The former Superior of the Society of Jesus in Macau argues that the eight years of Benedict XVI’s pontificate confirmed Ratzinger as a man “with a great intimacy with God”, a perceptive leader and someone deeply aware of the challenges facing the contemporary Church and Humanity itself.
“I am fully convinced that his theological vision of the Church and of Humanity is extremely necessary. It touches a profound problem of Mankind, the fact that Humanity is losing its sense of God, particularly the Western world, which has been moving away from God. It seems, too, that Cardinal Ratzinger was extremely perceptive about this issue and the anguish that it caused,” Father Sequeira claims.
Ratzinger, the bridge-builder
During his eight-year pontificate, the methodical, shy and very diplomatic Benedict XVI never sought to take the place of his charismatic predecessor but implacable media and certain circles of public opinion never spared the German pope from constant comparisons with Saint John Paul II.
Unfair and even abusive, the tendency, architect Francisco Vizeu Pinheiro claims, ended up stripping the pontificate of Benedict XVI of much of its fundamental importance. A lecturer at the University of Saint Joseph, Vizeu Pinheiro recalls Ratzinger’s focus on a Christ-centred life, his rational approach to faith and the impulse to promote ecumenical and inter-religious dialogue.
“He was always someone who encouraged the hypothesis of dialogue through reason.
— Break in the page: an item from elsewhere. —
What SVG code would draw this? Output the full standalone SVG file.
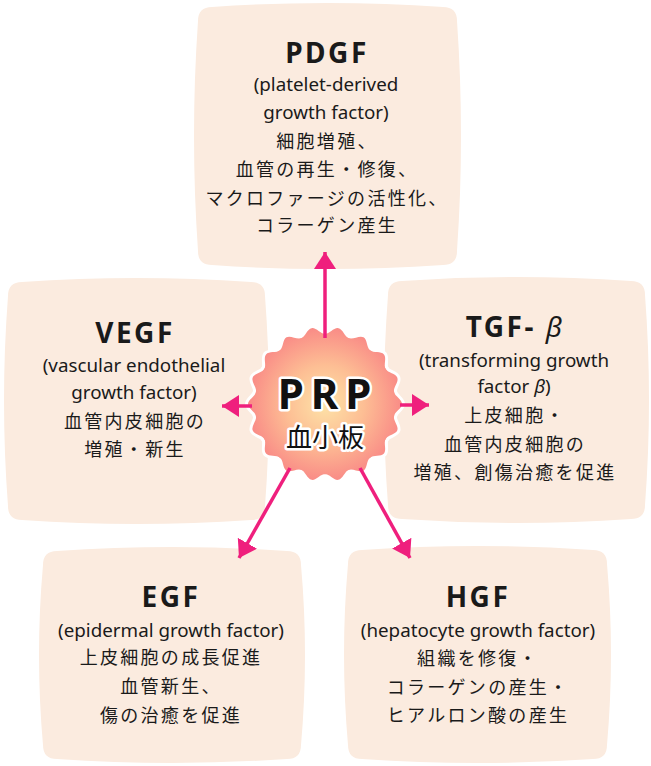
<svg xmlns="http://www.w3.org/2000/svg" width="651" height="766" viewBox="0 0 651 766">
<style>
.box{fill:#fbebdf}
.t{font-family:"Noto Sans","Noto Sans CJK JP",sans-serif;fill:#1a1a1a;text-anchor:middle}
.title{font-size:28px;font-weight:bold;letter-spacing:2.5px}
.en{font-size:18.8px}
.jp{font-family:"Noto Sans CJK JP",sans-serif;font-size:18px;letter-spacing:2.3px}
.beta{font-style:italic;font-weight:normal}
.conn{stroke:#ef1f7d;stroke-width:3.5;fill:none;marker-end:url(#ah)}
.prp{font-family:"Noto Sans","Noto Sans CJK JP",sans-serif;text-anchor:middle;fill:#111;stroke:#fff;stroke-width:5;stroke-linejoin:round;paint-order:stroke}
</style>
<defs>
<marker id="ah" viewBox="0 0 17 22" refX="17" refY="11" markerWidth="17" markerHeight="22" markerUnits="userSpaceOnUse" orient="auto">
<path d="M0,0 L17,11 L0,22 Z" fill="#ef1f7d"/>
</marker>
<radialGradient id="burstGrad" gradientUnits="userSpaceOnUse" cx="0" cy="0" r="78">
<stop offset="0" stop-color="#fde3a8"/>
<stop offset="0.5" stop-color="#fdbe94"/>
<stop offset="1" stop-color="#f98a86"/>
</radialGradient>
<path id="bump" d="M68.94,-12.16 C69.72,-7.73 77,-4.5 77,0 C77,4.5 69.72,7.73 68.94,12.16 L60,10.6 L60,-10.6 Z"/>
<g id="burstShape">
<circle cx="0" cy="0" r="70.2"/>
<use href="#bump"/>
<use href="#bump" transform="rotate(20)"/>
<use href="#bump" transform="rotate(40)"/>
<use href="#bump" transform="rotate(60)"/>
<use href="#bump" transform="rotate(80)"/>
<use href="#bump" transform="rotate(100)"/>
<use href="#bump" transform="rotate(120)"/>
<use href="#bump" transform="rotate(140)"/>
<use href="#bump" transform="rotate(160)"/>
<use href="#bump" transform="rotate(180)"/>
<use href="#bump" transform="rotate(200)"/>
<use href="#bump" transform="rotate(220)"/>
<use href="#bump" transform="rotate(240)"/>
<use href="#bump" transform="rotate(260)"/>
<use href="#bump" transform="rotate(280)"/>
<use href="#bump" transform="rotate(300)"/>
<use href="#bump" transform="rotate(320)"/>
<use href="#bump" transform="rotate(340)"/>
</g>
</defs>
<rect width="651" height="766" fill="#fff"/>

<g id="pdgf">
<path class="box" d="M212,7 Q327.5,-1 443,7 Q457,7 457,21 Q465,136 457,251 Q457,265 443,265 Q327.5,273 212,265 Q198,265 198,251 Q190,136 198,21 Q198,7 212,7 Z"/>
<text class="t title" x="327" y="63">PDGF</text>
<text class="t en" x="326" y="91">(platelet-derived</text>
<text class="t en" x="326" y="119">growth factor)</text>
<text class="t jp" x="327" y="148">細胞増殖、</text>
<text class="t jp" x="327" y="176">血管の再生・修復、</text>
<text class="t jp" x="327" y="205">マクロファージの活性化、</text>
<text class="t jp" x="327" y="232">コラーゲン産生</text>
</g>

<g id="vegf">
<path class="box" d="M22,282 Q136.5,274 251,282 Q265,282 265,296 Q273,401 265,506 Q265,520 251,520 Q136.5,528 22,520 Q8,520 8,506 Q0,401 8,296 Q8,282 22,282 Z"/>
<text class="t title" x="135" y="343">VEGF</text>
<text class="t en" x="134" y="372">(vascular endothelial</text>
<text class="t en" x="134" y="399">growth factor)</text>
<text class="t jp" x="135" y="428">血管内皮細胞の</text>
<text class="t jp" x="135" y="456">増殖・新生</text>
</g>

<g id="tgfb">
<path class="box" d="M402,281 Q516.5,273 631,281 Q645,281 645,295 Q653,400 645,505 Q645,519 631,519 Q516.5,527 402,519 Q388,519 388,505 Q380,400 388,295 Q388,281 402,281 Z"/>
<text class="t title" x="515" y="337">TGF-<tspan class="beta"> β</tspan></text>
<text class="t en" x="514" y="367">(transforming growth</text>
<text class="t en" x="514" y="393">factor <tspan font-style="italic">β</tspan>)</text>
<text class="t jp" x="515" y="422">上皮細胞・</text>
<text class="t jp" x="515" y="451">血管内皮細胞の</text>
<text class="t jp" x="515" y="479">増殖、創傷治癒を促進</text>
</g>

<g id="egf">
<path class="box" d="M57,551 Q172,543 287,551 Q301,551 301,565 Q309,655 301,745 Q301,759 287,759 Q172,767 57,759 Q43,759 43,745 Q35,655 43,565 Q43,551 57,551 Z"/>
<text class="t title" x="171" y="607">EGF</text>
<text class="t en" x="171" y="637">(epidermal growth factor)</text>
<text class="t jp" x="171" y="664">上皮細胞の成長促進</text>
<text class="t jp" x="171" y="693">血管新生、</text>
<text class="t jp" x="171" y="722">傷の治癒を促進</text>
</g>

<g id="hgf">
<path class="box" d="M362,550 Q477.5,542 593,550 Q607,550 607,564 Q615,654.5 607,745 Q607,759 593,759 Q477.5,767 362,759 Q348,759 348,745 Q340,654.5 348,564 Q348,550 362,550 Z"/>
<text class="t title" x="478" y="607">HGF</text>
<text class="t en" x="478" y="637">(hepatocyte growth factor)</text>
<text class="t jp" x="478" y="665">組織を修復・</text>
<text class="t jp" x="478" y="694">コラーゲンの産生・</text>
<text class="t jp" x="478" y="722">ヒアルロン酸の産生</text>
</g>

<g id="prp" transform="translate(325,404)">
<use href="#burstShape" fill="#fff" stroke="#fff" stroke-width="6" stroke-linejoin="round"/>
<use href="#burstShape" fill="url(#burstGrad)"/>
<text class="prp" x="3" y="5" font-size="42" font-weight="bold" letter-spacing="7">PRP</text>
<text class="prp" x="0" y="43" font-family="Noto Sans CJK JP" font-size="26">血小板</text>
</g>

<g id="connectors">
<line class="conn" x1="325" y1="338" x2="325" y2="252"/>
<line class="conn" x1="252" y1="406" x2="222" y2="406"/>
<line class="conn" x1="400" y1="405" x2="429" y2="405"/>
<line class="conn" x1="290" y1="468" x2="239" y2="558"/>
<line class="conn" x1="360" y1="468" x2="410" y2="558"/>
</g>
</svg>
That, I think, was his greatest contribution. He was way less dogmatic than he was scientific because theology is also a science. On the other hand, he always sought to unite, to create bridges through his theology,” the architect attests.
“Pope Benedict XVI was often criticized but most of these attacks were, actually, quite unfair. He was a man who managed to build bridges. He built bridges with the Anglicans. He built bridges with the Lutherans, by establishing an agreement on the aspects in which Catholics and Lutherans were on the same page. He also leaves an extraordinary legacy in terms of rapprochement and reconciliation with other religions, especially with Judaism, by endorsing the view that Catholicism borrows many things from Judaísm. This contribution to ecumenism and inter-religious dialogue is one of the fundamental aspects of his pontificate,” Pinheiro told O Clarim.
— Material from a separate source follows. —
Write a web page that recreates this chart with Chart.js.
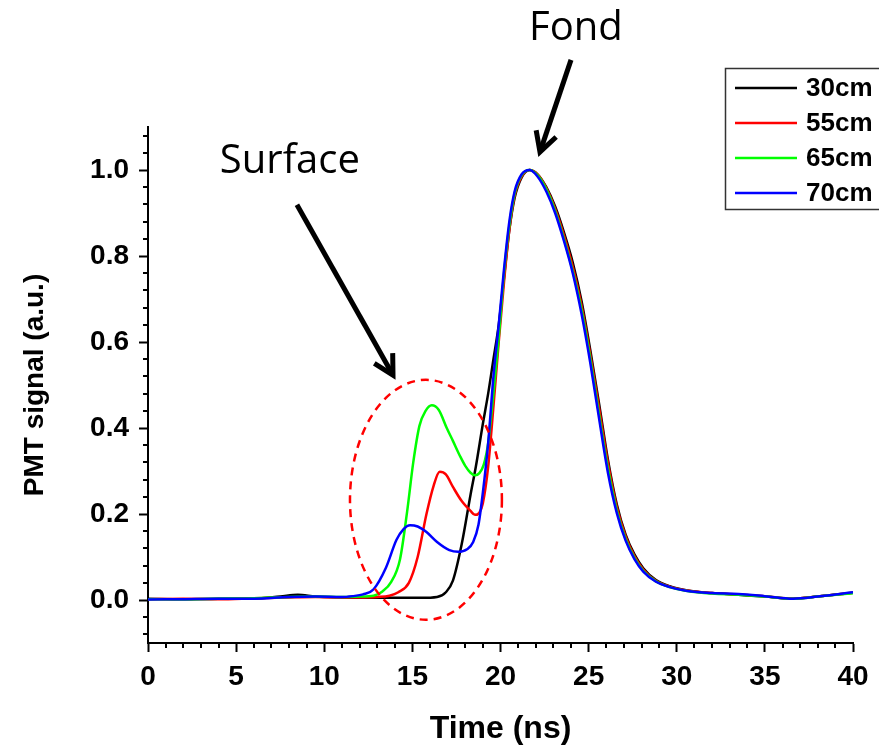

But Joseph Ratzinger, the lecturer recollects, has also made a great contribution to the Church in China. The German Pope has always perceived that the experiences of Chinese Catholics are linked, in a special way, to the mystery of the Church. It was Benedict XVI who introduced the ‘Day of Prayer for the Church in China’ with his “Letter to Chinese Catholics” in 2007.
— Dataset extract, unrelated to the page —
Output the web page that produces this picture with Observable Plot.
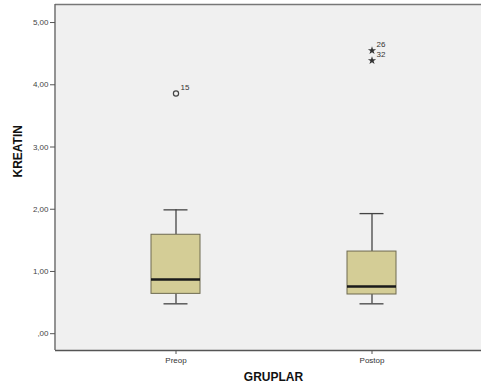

“The letter that he wrote to the Chinese Catholics in 2007 is extremely important. This document exposes very clearly the situation of the Church in China and points out to eventual solutions, namely the extinction of the Patriotic Association that controls the Church in China. Pope Benedict was very adamant on his defence of the principle that the Church should have direct relations with the Chinese Government in order to avoid any sort of schism among Catholics. This was one of the great contributions he made to the Church here in our region,” Pinheiro argues.